(760a) Response of Low-Permeability Carbonate Samples to CO2-Brine Exposure: Experiments & Modeling
AIChE Annual Meeting
2013
2013 AIChE Annual Meeting
Topical Conference: Advanced Fossil Energy Utilization
Rock-Fluid Interactions and Carbon Storage Risk
Thursday, November 7, 2013 - 3:15pm to 3:40pm
Several large-scale subsurface carbon utilization and sequestration projects have been implemented in response to rising levels of atmospheric carbon dioxide (CO2). Good candidate scenarios include former CO2-enhanced-oil-recovery fields, which can be transitioned into long-term CO2 storage sites given the presence of a sufficiently impermeable “seal” formation. Because of the high reactivity of carbonate minerals such as calcite and dolomite under CO2-acidified conditions, carbonate reservoir formations can be expected to respond to CO2 injection near the injection zone with generation of new pore space (and potential permeability enhancement), as CO2-charged fluids partially dissolve carbonate host minerals until chemical equilibrium is reached. However, this same type of reaction can also lead to the formation of less desirable fast fluid pathways if the seal formation also includes carbonate minerals, and these preferential pathways could allow leakage of CO2 into overlying geologic units. A full understanding of the impact of chemical and mechanical stresses (e.g., fluid-mineral disequilibria, fluctuating reservoir conditions, etc.) resulting from CO2 injection, and description and/or prediction of how these stresses will translate into meaningful changes in permeability throughout the storage reservoir, is an ongoing active area of research.

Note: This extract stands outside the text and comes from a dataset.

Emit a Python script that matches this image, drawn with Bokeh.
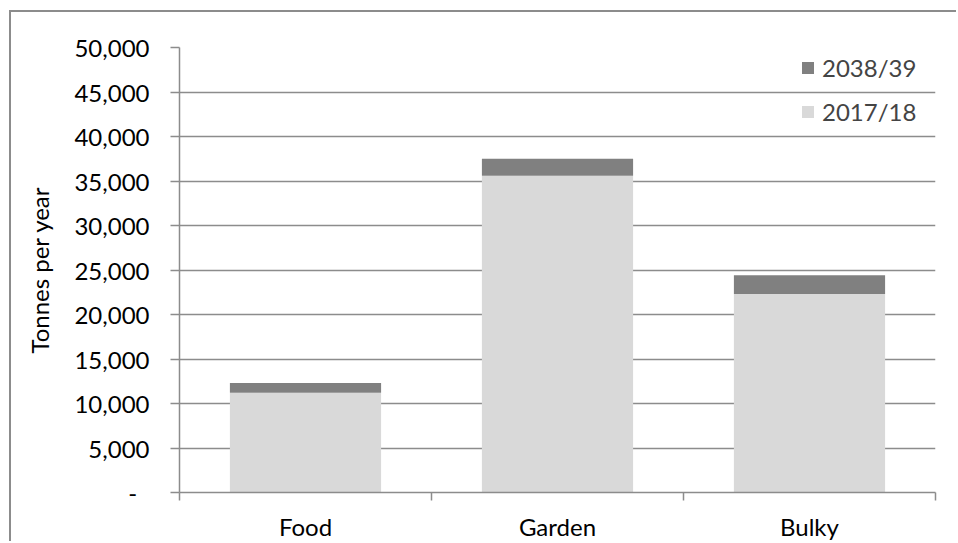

To address these questions, we present results from several core-flood experiments, conducted at in situ storage temperature and pressure, on well-characterized low-permeability carbonate core samples from two different carbon storage sites (Weyburn, Saskatchewan, Canada; Wellington, Kansas, USA). The purpose of these experiments was to explore the effects of physical (pore versus mineral distribution, connectivity of pore space) and chemical (variable CO2(aq) concentrations, carbonate versus non-carbonate mineral distribution) heterogeneity on the evolution of permeability within these core samples. To quantify these attributes, each sample was imaged via X-ray microtomography both prior to and after each brine-CO2 core-flooding experiment. Geochemical fluid samples were also collected throughout each experiment and interpreted to define each sample’s approach to specific fluid-mineral saturation states. The range of initial bulk permeability of these carbonate samples spans at least five orders of magnitude; however, it is evident that it is not necessarily the initial permeability value but rather the contrast in permeability between neighboring regions that controls the ultimate evolution of fluid flow within these samples. In addition to the characterization and experimental data, we also present reactive transport model simulations, which were conducted to calibrate the relationships between porosity, permeability, and carbonate dissolution rate laws. Our results, to date, indicate that a continuum-scale model can be used to describe the evolution of permeability in a reactive carbonate-brine-CO2 system, provided that effective permeability can be reproduced well at the model element scale. Correlations between changing porosity and permeability values can also be constrained using the available experimental data. However, we find that even at the high resolution of the tomography data, difficulties arise in adequately describing the effective reactive specific surface area of minerals within these samples. Thus, additional adjustment of kinetic rate constant values is necessary in order to account for order-of-magnitude uncertainties in surface area estimations.